Hey look, stuff is being displayed on both screens! Unfortunately this layer type isn’t used very often, unless you’re looking to display a static bitmap image. A much more commonly used layer type is the text layer, which unlike the name would lead you to believe isn’t just used for text. Text layers are made up of 8x8 tiles; each tile has an index number to a sprite, and the pixels of the sprites are index numbers to a color in the palette. They work similar to the background layer of the NES, actually. Again, there’s some more fancy stuff going on here, but I skipped over that for now and just worked on the basics.

Tetris and Snake

These two games were great for testing text layers because they both use them exclusively. And look, a snake game! How fitting. Unfortunately that one gets stuck on the initial screen and won’t progress into gameplay. Tetris, on the other hand, works pretty much perfectly!

Tetris gameplay

Aside from the text layers, I also had to implement DMA transfers to get these games to display correctly. DMA transfers are essentially bulk memory transfers, like memcpy in C. It seems to be pretty common for DMA transfers to be used to copy assets like sprites into VRAM, and without them these games had nothing to display! My implementation is still incomplete, but it gets the job done for what these games need it to do.
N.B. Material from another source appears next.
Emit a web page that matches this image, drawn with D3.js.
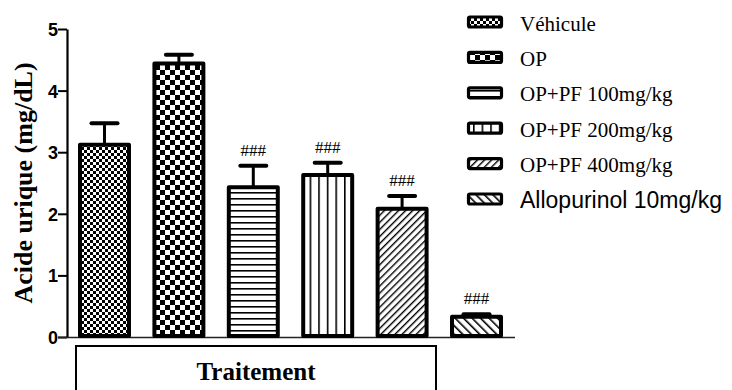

So yeah, that’s where we’re at now. I’m sure there are more homebrews working out there that I haven’t discovered, although unfortunately a large amount of them still display nothing more than a blank screen. But before I go, let’s talk about performance. I don’t actually have a frame counter in place yet, so I don’t have exact numbers, but this is what I’ve observed with the naked eye. When using the basic VRAM display, NooDS outspeeds melonDS by a decent amount. The layer mode, however, doesn’t fare as well. Programs using that currently run slower than they do on melonDS, but that’s no reason to fear! My initial implementation of the layer system certainly has room for optimization, and I’ll definitely be looking for ways to improve it going forward. Aside from that, I plan on playing around with some multi-threading trickery once I get farther along in development. I would say that these results are promising.
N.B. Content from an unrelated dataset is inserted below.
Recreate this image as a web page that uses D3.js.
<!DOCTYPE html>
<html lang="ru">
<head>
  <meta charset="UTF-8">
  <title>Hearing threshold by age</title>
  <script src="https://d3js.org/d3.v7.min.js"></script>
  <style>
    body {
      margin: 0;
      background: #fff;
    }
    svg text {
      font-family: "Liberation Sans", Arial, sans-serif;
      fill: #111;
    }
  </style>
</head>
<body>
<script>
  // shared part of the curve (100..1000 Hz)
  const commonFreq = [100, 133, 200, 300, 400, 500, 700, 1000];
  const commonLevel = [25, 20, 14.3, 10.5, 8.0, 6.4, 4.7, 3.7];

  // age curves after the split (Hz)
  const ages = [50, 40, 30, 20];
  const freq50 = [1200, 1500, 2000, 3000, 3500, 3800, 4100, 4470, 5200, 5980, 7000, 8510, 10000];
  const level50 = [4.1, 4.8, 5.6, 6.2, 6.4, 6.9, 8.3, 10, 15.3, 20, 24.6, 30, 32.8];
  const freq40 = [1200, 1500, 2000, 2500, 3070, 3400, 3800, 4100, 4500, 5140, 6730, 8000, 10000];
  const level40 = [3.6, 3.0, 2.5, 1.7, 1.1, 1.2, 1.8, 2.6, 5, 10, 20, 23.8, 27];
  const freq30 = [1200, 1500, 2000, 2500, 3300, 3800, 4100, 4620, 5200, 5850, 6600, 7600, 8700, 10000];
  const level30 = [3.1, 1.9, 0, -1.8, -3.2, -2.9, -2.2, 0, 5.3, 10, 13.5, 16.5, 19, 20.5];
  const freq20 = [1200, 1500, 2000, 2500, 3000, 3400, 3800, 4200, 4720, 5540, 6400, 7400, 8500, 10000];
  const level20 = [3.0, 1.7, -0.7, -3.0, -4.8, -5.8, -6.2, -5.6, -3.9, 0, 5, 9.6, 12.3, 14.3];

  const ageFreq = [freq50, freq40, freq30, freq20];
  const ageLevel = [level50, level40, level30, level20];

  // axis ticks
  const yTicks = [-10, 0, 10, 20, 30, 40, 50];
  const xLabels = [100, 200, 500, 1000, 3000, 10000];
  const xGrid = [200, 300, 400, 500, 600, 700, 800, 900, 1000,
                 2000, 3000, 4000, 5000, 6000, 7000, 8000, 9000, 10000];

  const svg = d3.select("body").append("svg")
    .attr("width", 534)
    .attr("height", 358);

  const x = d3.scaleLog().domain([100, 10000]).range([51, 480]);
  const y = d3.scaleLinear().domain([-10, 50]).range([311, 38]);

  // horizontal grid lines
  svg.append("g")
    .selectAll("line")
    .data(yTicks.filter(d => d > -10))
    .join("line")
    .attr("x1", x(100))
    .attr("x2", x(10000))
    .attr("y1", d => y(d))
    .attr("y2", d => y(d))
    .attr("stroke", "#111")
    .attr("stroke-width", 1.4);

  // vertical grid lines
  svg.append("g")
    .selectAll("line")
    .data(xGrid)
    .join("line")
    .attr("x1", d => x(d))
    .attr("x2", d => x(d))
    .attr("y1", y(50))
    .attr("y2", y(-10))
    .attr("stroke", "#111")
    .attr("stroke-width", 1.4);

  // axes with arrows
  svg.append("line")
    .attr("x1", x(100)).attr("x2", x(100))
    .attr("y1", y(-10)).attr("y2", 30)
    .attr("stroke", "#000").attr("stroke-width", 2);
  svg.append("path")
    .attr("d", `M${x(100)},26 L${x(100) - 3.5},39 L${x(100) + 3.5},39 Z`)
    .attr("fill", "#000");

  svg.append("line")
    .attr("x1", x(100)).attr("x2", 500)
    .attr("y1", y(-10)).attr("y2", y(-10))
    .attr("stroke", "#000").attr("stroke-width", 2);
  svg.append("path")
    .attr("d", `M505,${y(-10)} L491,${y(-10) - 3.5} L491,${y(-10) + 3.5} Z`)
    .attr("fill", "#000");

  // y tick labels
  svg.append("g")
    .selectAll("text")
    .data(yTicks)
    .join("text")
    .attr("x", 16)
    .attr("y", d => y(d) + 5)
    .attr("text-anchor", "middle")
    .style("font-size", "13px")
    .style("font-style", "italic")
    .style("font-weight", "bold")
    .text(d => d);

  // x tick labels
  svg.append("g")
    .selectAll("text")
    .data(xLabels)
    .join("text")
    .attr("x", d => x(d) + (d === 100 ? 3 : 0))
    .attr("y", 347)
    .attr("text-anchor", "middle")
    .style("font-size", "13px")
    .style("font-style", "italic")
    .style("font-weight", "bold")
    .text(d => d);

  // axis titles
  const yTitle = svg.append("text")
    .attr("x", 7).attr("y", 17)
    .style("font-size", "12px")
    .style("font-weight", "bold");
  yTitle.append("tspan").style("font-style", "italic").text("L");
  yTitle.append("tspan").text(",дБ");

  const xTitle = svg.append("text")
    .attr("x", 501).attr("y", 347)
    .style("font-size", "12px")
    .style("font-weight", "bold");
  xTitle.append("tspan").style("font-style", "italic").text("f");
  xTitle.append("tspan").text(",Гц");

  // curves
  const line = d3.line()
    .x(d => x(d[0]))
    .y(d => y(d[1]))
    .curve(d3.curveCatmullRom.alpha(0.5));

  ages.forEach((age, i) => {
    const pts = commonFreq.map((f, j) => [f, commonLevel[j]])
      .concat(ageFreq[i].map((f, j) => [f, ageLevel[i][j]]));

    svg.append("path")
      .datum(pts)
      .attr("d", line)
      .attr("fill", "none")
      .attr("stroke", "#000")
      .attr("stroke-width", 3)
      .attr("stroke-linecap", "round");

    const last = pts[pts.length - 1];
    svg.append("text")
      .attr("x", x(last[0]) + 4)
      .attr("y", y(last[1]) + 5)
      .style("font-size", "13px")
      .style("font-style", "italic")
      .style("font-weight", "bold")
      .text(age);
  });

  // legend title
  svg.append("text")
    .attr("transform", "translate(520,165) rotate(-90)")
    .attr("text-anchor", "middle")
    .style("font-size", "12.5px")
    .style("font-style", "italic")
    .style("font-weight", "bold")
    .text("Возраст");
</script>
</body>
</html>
Looking into the future, I plan on getting some work done on the remaining graphics layers and then I’ll probably move on to working on getting the BIOS booting. From what I hear it’ll be a struggle, but I have faith that I can overcome it! After that, of course, commercial games will be the target. It’s probably still a fair ways off though. But I’ll be sure to keep y’all updated! Thanks for reading, I’ll see ya in the next one.